Exercise directions: Extract, in full, the lines below, beginning at the first and ending with the line that contains "const relRadii = [227.5, 229, 229.6];". Pictures do not belong in the copy.

Material for this task:
··········

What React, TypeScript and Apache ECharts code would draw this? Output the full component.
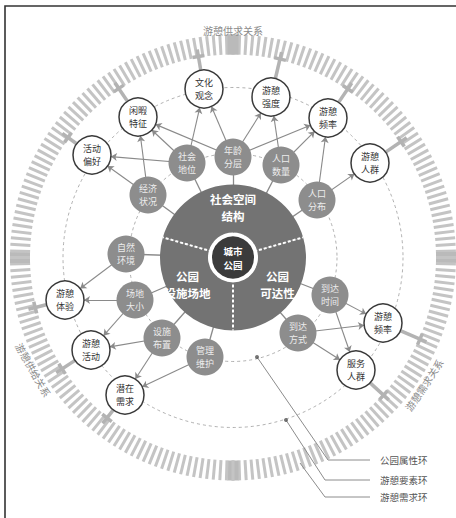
import React, { useEffect, useRef } from 'react';
import * as echarts from 'echarts';

const W = 456;
const H = 518;
const CX = 233;
const CY = 257.5;
const FONT = '"Noto Sans CJK SC", "Noto Sans", sans-serif';

// core + three sectors of the park attribute disc
const coreLabel = '城市\n公园';
const sectorNames = ['社会空间\n结构', '公园\n可达性', '公园\n设施场地'];
const sectorSpans = [148, 106, 106];
const sectorStart = 164;

// park attribute ring (grey nodes)
const attrNames = ['年龄分层', '社会地位', '人口数量', '经济状况', '人口分布', '自然环境', '场地大小', '设施布置', '管理维护', '到达时间', '到达方式'];
const attrX = [233, 187, 281, 148, 317, 126, 135, 162, 205, 330, 298];
const attrY = [157, 163, 165, 195, 200, 254, 300, 338, 357, 295, 333];

// recreation element ring (white nodes)
const needNames = ['活动偏好', '闲暇特征', '文化观念', '游憩强度', '游憩频率', '游憩人群', '游憩体验', '游憩活动', '潜在需求', '游憩频率', '服务人群'];
const needX = [92, 138, 204, 271, 328, 370, 65, 91, 125, 383, 356];
const needY = [155, 117, 89, 97, 118, 163, 300, 350, 395, 323, 370];

// arrows: [attribute index, element index]
const arrows: [number, number][] = [
  [0, 2], [0, 3], [0, 1], [0, 4],
  [1, 2], [1, 1], [1, 0],
  [3, 1], [3, 0],
  [2, 3], [2, 4],
  [4, 4], [4, 5],
  [5, 6],
  [6, 6], [6, 7],
  [7, 7], [7, 8],
  [8, 8],
  [9, 9], [9, 10],
  [10, 9], [10, 10],
];

// rings
const ringNames = ['公园属性环', '游憩要素环', '游憩需求环'];
const dashedRadii = [104, 170];
const stripeOuter = 223;
const stripeInner = 203;

// relation labels on the stripe ring: [text, angle(deg, screen), radius]
const relTexts = ['游憩供求关系', '游憩供给关系', '游憩需求关系'];
const relAngles = [-90, 150.6, 33.7];
const relRadii = [227.5, 229, 229.6];

// leader lines to ring names
const leaderPaths: number[][][] = [
  [[257, 357], [328, 460], [370, 460]],
  [[286, 420], [325, 480], [370, 480]],
  [[300, 463], [325, 497], [370, 497]],
];

const split2 = (s: string) => s.slice(0, 2) + '\n' + s.slice(2);

export default function App() {
  const ref = useRef<HTMLDivElement>(null);
  useEffect(() => {
    if (!ref.current) return;
    const chart = echarts.init(ref.current, undefined, { renderer: 'svg' });

    const nodes: any[] = [
      {
        name: 'core',
        value: [CX, CY],
        symbolSize: 46,
        itemStyle: { color: '#3b3b3b', borderColor: '#ffffff', borderWidth: 4 },
        label: { formatter: coreLabel, color: '#ffffff', fontSize: 9.5, lineHeight: 14, fontWeight: 'bold' },
      },
    ];
    attrNames.forEach((n, i) => {
      nodes.push({
        name: 'a' + i,
        value: [attrX[i], attrY[i]],
        symbolSize: 37,
        itemStyle: { color: '#8d8d8d' },
        label: { formatter: split2(n), color: '#ececec', fontSize: 9, lineHeight: 13.5 },
      });
    });
    needNames.forEach((n, i) => {
      nodes.push({
        name: 'n' + i,
        value: [needX[i], needY[i]],
        symbolSize: 38,
        itemStyle: { color: '#ffffff', borderColor: '#3a3a3a', borderWidth: 1.5 },
        label: { formatter: split2(n), color: '#333333', fontSize: 9, lineHeight: 13.5 },
      });
    });
    const links: any[] = [];
    attrNames.forEach((_, i) => {
      links.push({ source: 'core', target: 'a' + i, symbol: ['none', 'none'], lineStyle: { width: 1.3, color: '#8a8a8a' } });
    });
    arrows.forEach(([a, n]) => {
      links.push({ source: 'a' + a, target: 'n' + n });
    });

    // connectors from element nodes to stripe ring
    const connectors: any[] = [];
    needNames.forEach((_, i) => {
      const dx = needX[i] - CX;
      const dy = needY[i] - CY;
      const r = Math.hypot(dx, dy);
      const ux = dx / r;
      const uy = dy / r;
      const r0 = r + 19.5;
      const r1 = stripeInner + 8;
      connectors.push({ coords: [[CX + ux * r0, CY + uy * r0], [CX + ux * r1, CY + uy * r1]] });
      const px = CX + ux * (stripeInner + 1);
      const py = CY + uy * (stripeInner + 1);
      connectors.push({ coords: [[px - uy * 6, py + ux * 6], [px + uy * 6, py - ux * 6]] });
    });

    // divider angles from sector spans
    const bounds: number[] = [];
    let a = sectorStart;
    sectorSpans.forEach((s) => {
      bounds.push(a);
      a -= s;
    });

    const graphic: any[] = [];
    dashedRadii.forEach((r) => {
      graphic.push({
        type: 'circle',
        z: 1,
        silent: true,
        shape: { cx: CX, cy: CY, r },
        style: { fill: 'none', stroke: '#9c9c9c', lineWidth: 0.8, lineDash: [3, 3] },
      });
    });
    bounds.forEach((deg) => {
      const rad = (deg * Math.PI) / 180;
      graphic.push({
        type: 'line',
        z: 20,
        silent: true,
        shape: {
          x1: CX + 27 * Math.cos(rad),
          y1: CY - 27 * Math.sin(rad),
          x2: CX + 73 * Math.cos(rad),
          y2: CY - 73 * Math.sin(rad),
        },
        style: { stroke: '#ffffff', lineWidth: 2, lineDash: [3, 2] },
      });
    });
    relTexts.forEach((t, i) => {
      const th = (relAngles[i] * Math.PI) / 180;
      const x = CX + relRadii[i] * Math.cos(th);
      const y = CY + relRadii[i] * Math.sin(th);
      const rot = i === 0 ? 0 : -((relAngles[i] - 90) * Math.PI) / 180;
      graphic.push({
        type: 'text',
        z: 20,
        silent: true,
        x,
        y,
        rotation: rot,
        style: {
          text: t,
          fill: '#8a8a8a',
          font: `10px ${FONT}`,
          textAlign: 'center',
          textVerticalAlign: 'middle',
          align: 'center',
          verticalAlign: 'middle',
        },
      });
    });
    leaderPaths.forEach((p, i) => {
      const last = p[p.length - 1];
      graphic.push({
        type: 'text',
        z: 20,
        silent: true,
        x: last[0] + 10,
        y: last[1],
        style: {
          text: ringNames[i],
          fill: '#555555',
          font: `9.5px ${FONT}`,
          textAlign: 'left',
          textVerticalAlign: 'middle',
          align: 'left',
          verticalAlign: 'middle',
        },
      });
    });
    graphic.push({
      type: 'polyline',
      z: 20,
      silent: true,
      shape: { points: [[5, H], [5, 6], [W, 6]] },
      style: { fill: 'none', stroke: '#333333', lineWidth: 1.6 },
    });

    const labelOffsets = [
      { dx: 0, dy: 2 },
      { dx: 3, dy: -4.5 },
      { dx: -4, dy: -4.5 },
    ];

    chart.setOption({
      animation: false,
      textStyle: { fontFamily: FONT },
      grid: { left: 0, right: 0, top: 0, bottom: 0, containLabel: false },
      xAxis: { type: 'value', min: 0, max: W, show: false },
      yAxis: { type: 'value', min: 0, max: H, inverse: true, show: false },
      graphic,
      series: [
        {
          type: 'gauge',
          z: 1,
          silent: true,
          center: [CX, CY],
          radius: stripeOuter,
          startAngle: 90,
          endAngle: -270,
          min: 0,
          max: 4,
          splitNumber: 4,
          axisLine: { show: false, lineStyle: { width: 0 } },
          progress: { show: false },
          axisTick: {
            show: true,
            splitNumber: 53,
            distance: 0,
            length: stripeOuter - stripeInner,
            lineStyle: { color: '#c4c4c4', width: 3 },
          },
          splitLine: {
            show: true,
            distance: 0,
            length: stripeOuter - stripeInner,
            lineStyle: { color: '#bababa', width: 11 },
          },
          axisLabel: { show: false },
          pointer: { show: false },
          anchor: { show: false },
          title: { show: false },
          detail: { show: false },
          data: [{ value: 0 }],
        },
        {
          type: 'lines',
          z: 2,
          silent: true,
          coordinateSystem: 'cartesian2d',
          lineStyle: { color: '#b3b3b3', width: 3.5, opacity: 1 },
          data: connectors,
        },
        {
          type: 'lines',
          z: 2,
          silent: true,
          coordinateSystem: 'cartesian2d',
          polyline: true,
          lineStyle: { color: '#8c8c8c', width: 1, opacity: 1 },
          data: leaderPaths.map((p) => ({ coords: p })),
        },
        {
          type: 'graph',
          z: 3,
          coordinateSystem: 'cartesian2d',
          layout: 'none',
          silent: true,
          edgeSymbol: ['none', 'arrow'],
          edgeSymbolSize: [0, 6],
          label: { show: true, position: 'inside', fontFamily: FONT },
          lineStyle: { color: '#8a8a8a', width: 1.1, opacity: 1, curveness: 0 },
          emphasis: { disabled: true },
          data: nodes,
          links,
        },
        {
          type: 'pie',
          z: 4,
          silent: true,
          center: [CX, CY],
          radius: [25, 73],
          startAngle: sectorStart,
          clockwise: true,
          avoidLabelOverlap: false,
          itemStyle: { color: '#737373', borderWidth: 0 },
          label: {
            show: true,
            position: 'inside',
            formatter: '{b}',
            color: '#ffffff',
            fontSize: 11.5,
            lineHeight: 17,
            fontWeight: 'bold',
            fontFamily: FONT,
          },
          labelLine: { show: false },
          labelLayout: (p: any) => labelOffsets[p.dataIndex],
          emphasis: { disabled: true },
          data: sectorNames.map((n, i) => ({ name: n, value: sectorSpans[i] })),
        },
        {
          type: 'scatter',
          z: 5,
          silent: true,
          symbolSize: 4,
          itemStyle: { color: '#555555' },
          data: leaderPaths.slice(0, 2).map((p) => p[0]),
        },
      ],
    });
    return () => chart.dispose();
  }, []);
  return <div ref={ref} style={{ position: 'fixed', left: 0, top: 0, width: W, height: H, background: '#fff' }} />;
}
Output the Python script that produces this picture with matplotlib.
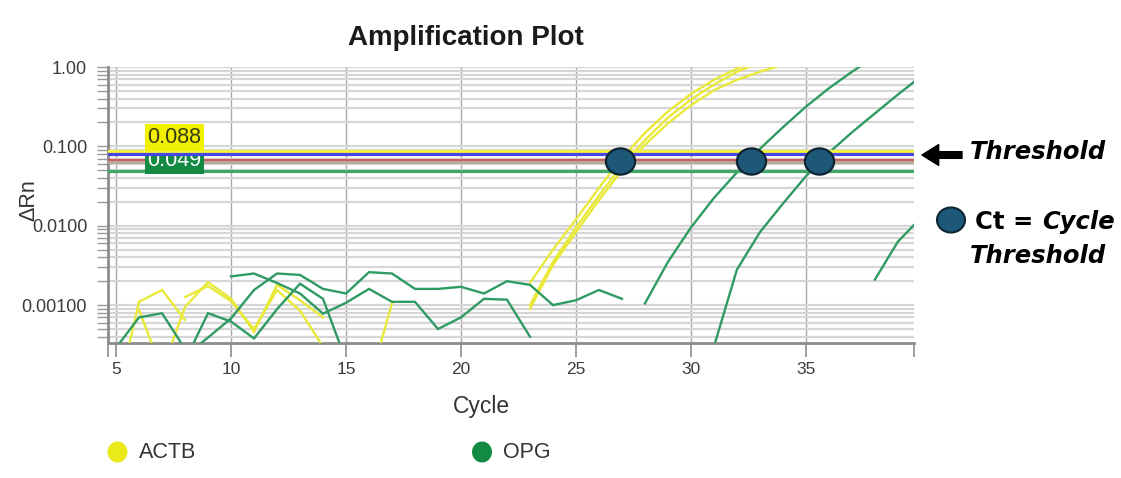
import matplotlib
matplotlib.use('Agg')
import matplotlib.pyplot as plt
from matplotlib.patches import Ellipse
from matplotlib.path import Path
from matplotlib.transforms import Affine2D
from matplotlib.ticker import LogLocator, NullFormatter
import numpy as np

plt.rcParams['font.family'] = ['Liberation Sans', 'DejaVu Sans']

# each trace: (first cycle, dRn per cycle); None = not drawn (dRn <= 0)
actb_traces = [
    (5, [0.00006, 0.0011, 0.00155, 0.00065, None, None, None, None, None, None, None, 0.0001, 0.00105]),
    (6, [0.00087, 0.00015, 0.00095, 0.00195, 0.0012, 0.00046, 0.0018, 0.00115, 0.0007]),
    (8, [0.00126, 0.00174, 0.00112, 0.0005, 0.00155, 0.00085, 0.0003]),
    (23, [0.0019, 0.005, 0.012, 0.030, 0.071, 0.148, 0.275, 0.457, 0.69, 0.955, 1.26]),
    (23, [0.001, 0.0035, 0.0095, 0.024, 0.0575, 0.12, 0.23, 0.39, 0.60, 0.87, 1.15]),
    (23, [0.0009, 0.0032, 0.0083, 0.021, 0.05, 0.105, 0.195, 0.33, 0.51, 0.69, 0.87, 1.07]),
]
opg_traces = [
    (5, [0.00029, 0.0007, 0.00079, 0.00028]),
    (8, [0.0002, 0.00079, 0.00062, 0.00038, 0.00089, 0.00186, 0.0012, 0.0002]),
    (8, [0.00023, 0.00039, 0.00068, 0.00155, 0.0025, 0.0024, 0.0016, 0.0014, 0.0026, 0.0025,
         0.0016, 0.0016, 0.0017, 0.0014, 0.002, 0.0018, 0.001, 0.00115, 0.00155, 0.0012]),
    (10, [0.0023, 0.0025, 0.0019, 0.0014, 0.00078, 0.00107, 0.0016, 0.0011, 0.0011, 0.0005,
          0.0007, 0.0012, 0.00117, 0.0004]),
    (28, [0.00105, 0.0035, 0.0095, 0.0224, 0.047, 0.093, 0.174, 0.316, 0.54, 0.87, 1.35]),
    (31, [0.0003, 0.0028, 0.0083, 0.019, 0.042, 0.083, 0.15, 0.26, 0.45, 0.76]),
    (38, [0.0021, 0.0063, 0.0126]),
]

thresholds = [0.088, 0.079, 0.068, 0.064, 0.049]
threshold_colors = ['#f4f43a', '#4646e6', '#cc5a5a', '#b8a898', '#3fa867']
ct_cycles = [26.9, 32.6, 35.55]
ct_level = 0.066

x_ticks = [5, 10, 15, 20, 25, 30, 35]
y_ticks = [0.001, 0.01, 0.1, 1.0]
y_labels = ['0.00100', '0.0100', '0.100', '1.00']

ACTB_COLOR = '#e9e93a'
OPG_COLOR = '#2f9a62'

W, H = 1121, 478
fig = plt.figure(figsize=(W / 100, H / 100), dpi=100)
ax = fig.add_axes([108 / W, 1 - 343 / H, (914 - 108) / W, (343 - 67) / H])


def draw_traces(traces, color):
    for start, values in traces:
        x = np.arange(start, start + len(values))
        y = np.array([np.nan if v is None else v for v in values], dtype=float)
        ax.plot(x, y, color=color, lw=1.7, zorder=3, solid_joinstyle='miter')


draw_traces(actb_traces, ACTB_COLOR)
draw_traces(opg_traces, OPG_COLOR)

ax.set_yscale('log')
ax.set_xlim(4.65, 39.7)
ax.set_ylim(0.000333, 1.0)

# grid
ax.yaxis.set_minor_locator(LogLocator(base=10, subs=np.arange(2, 10)))
ax.yaxis.set_minor_formatter(NullFormatter())
ax.set_yticks(y_ticks)
ax.set_yticklabels(y_labels)
ax.set_xticks(x_ticks)
ax.set_xticks(list(ax.get_xlim()), minor=True)
ax.grid(True, which='both', axis='y', color='#d6d6d6', lw=1.6)
ax.grid(True, which='major', axis='x', color='#a8a8a8', lw=1)
ax.set_axisbelow(True)

for s in ['top', 'right']:
    ax.spines[s].set_visible(False)
for s in ['left', 'bottom']:
    ax.spines[s].set_color('#8c8c8c')
    ax.spines[s].set_linewidth(2)

ax.tick_params(axis='y', which='both', direction='out', length=8, width=1, color='#9a9a9a',
               labelsize=13, labelcolor='#3c3c3c', pad=7)
ax.tick_params(axis='x', which='both', direction='out', length=10, width=1.2, color='#8c8c8c',
               labelsize=12.5, labelcolor='#3c3c3c', pad=4)

# threshold lines
zs = [6, 6, 4, 4, 4]
for v, c, z in zip(thresholds, threshold_colors, zs):
    ax.axhline(v, color=c, lw=2.3, zorder=z)

ax.annotate('0.088', xy=(6.35, thresholds[0]), xytext=(0, 2), textcoords='offset points',
            ha='left', va='bottom', fontsize=15.5, color='#3a3a10', zorder=7,
            bbox=dict(boxstyle='square,pad=0.12', fc='#f0f000', ec='none'))
ax.annotate('0.049', xy=(6.35, thresholds[1]), xytext=(0, 3), textcoords='offset points',
            ha='left', va='top', fontsize=15.5, color='white', zorder=5,
            bbox=dict(boxstyle='square,pad=0.12', fc='#128a42', ec='none'))

# Ct dots
ell = Path.unit_circle().transformed(Affine2D().scale(1.0, 0.9))
ax.scatter(ct_cycles, [ct_level] * len(ct_cycles), marker=ell, s=440, color='#1d5878',
           edgecolors='#0e2433', linewidths=1.6, zorder=8, clip_on=False)

# titles and labels
fig.text(466 / W, 1 - 38 / H, 'Amplification Plot', ha='center', va='center',
         fontsize=20, fontweight='bold', color='#1a1a1a')
fig.text(481 / W, 1 - 407 / H, 'Cycle', ha='center', va='center', fontsize=16.5, color='#333333')
fig.text(29 / W, 1 - 200 / H, '\u0394Rn', ha='center', va='center', rotation=90,
         fontsize=15.5, color='#333333')

# legend
for cx, name, col in [(117.5, 'ACTB', '#eaea1a'), (482, 'OPG', '#138a44')]:
    fig.add_artist(Ellipse((cx / W, 1 - 452 / H), 20 / W, 21 / H, transform=fig.transFigure,
                           fc=col, ec='none'))
    fig.text((cx + 21) / W, 1 - 452 / H, name, ha='left', va='center', fontsize=15.5, color='#333333')

# right-side notes
ax.annotate('', xy=(922 / W, 1 - 155 / H), xycoords='figure fraction',
            xytext=(962 / W, 1 - 155 / H), textcoords='figure fraction',
            arrowprops=dict(arrowstyle='simple,head_width=0.75,head_length=0.6,tail_width=0.24',
                            fc='black', ec='black', mutation_scale=20, shrinkA=0, shrinkB=0))
note_font = dict(family='DejaVu Sans', fontsize=17.5, fontweight='bold', color='black')
fig.text(970 / W, 1 - 152 / H, 'Threshold', ha='left', va='center', style='italic', **note_font)

fig.add_artist(Ellipse((951 / W, 1 - 220 / H), 28 / W, 25 / H, transform=fig.transFigure,
                       fc='#1d5878', ec='#0e2433', lw=1.5))
t1 = fig.text(975 / W, 1 - 222 / H, 'Ct = ', ha='left', va='center', **note_font)
fig.canvas.draw()
bb = t1.get_window_extent()
fig.text(bb.x1 / W, 1 - 222 / H, 'Cycle', ha='left', va='center', style='italic', **note_font)
fig.text(970 / W, 1 - 256 / H, 'Threshold', ha='left', va='center', style='italic', **note_font)

fig.savefig('out.png', dpi=100, facecolor='white')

··········

Solution for this exercise:
What React, TypeScript and Apache ECharts code would draw this? Output the full component.
import React, { useEffect, useRef } from 'react';
import * as echarts from 'echarts';

const W = 456;
const H = 518;
const CX = 233;
const CY = 257.5;
const FONT = '"Noto Sans CJK SC", "Noto Sans", sans-serif';

// core + three sectors of the park attribute disc
const coreLabel = '城市\n公园';
const sectorNames = ['社会空间\n结构', '公园\n可达性', '公园\n设施场地'];
const sectorSpans = [148, 106, 106];
const sectorStart = 164;

// park attribute ring (grey nodes)
const attrNames = ['年龄分层', '社会地位', '人口数量', '经济状况', '人口分布', '自然环境', '场地大小', '设施布置', '管理维护', '到达时间', '到达方式'];
const attrX = [233, 187, 281, 148, 317, 126, 135, 162, 205, 330, 298];
const attrY = [157, 163, 165, 195, 200, 254, 300, 338, 357, 295, 333];

// recreation element ring (white nodes)
const needNames = ['活动偏好', '闲暇特征', '文化观念', '游憩强度', '游憩频率', '游憩人群', '游憩体验', '游憩活动', '潜在需求', '游憩频率', '服务人群'];
const needX = [92, 138, 204, 271, 328, 370, 65, 91, 125, 383, 356];
const needY = [155, 117, 89, 97, 118, 163, 300, 350, 395, 323, 370];

// arrows: [attribute index, element index]
const arrows: [number, number][] = [
  [0, 2], [0, 3], [0, 1], [0, 4],
  [1, 2], [1, 1], [1, 0],
  [3, 1], [3, 0],
  [2, 3], [2, 4],
  [4, 4], [4, 5],
  [5, 6],
  [6, 6], [6, 7],
  [7, 7], [7, 8],
  [8, 8],
  [9, 9], [9, 10],
  [10, 9], [10, 10],
];

// rings
const ringNames = ['公园属性环', '游憩要素环', '游憩需求环'];
const dashedRadii = [104, 170];
const stripeOuter = 223;
const stripeInner = 203;

// relation labels on the stripe ring: [text, angle(deg, screen), radius]
const relTexts = ['游憩供求关系', '游憩供给关系', '游憩需求关系'];
const relAngles = [-90, 150.6, 33.7];
const relRadii = [227.5, 229, 229.6];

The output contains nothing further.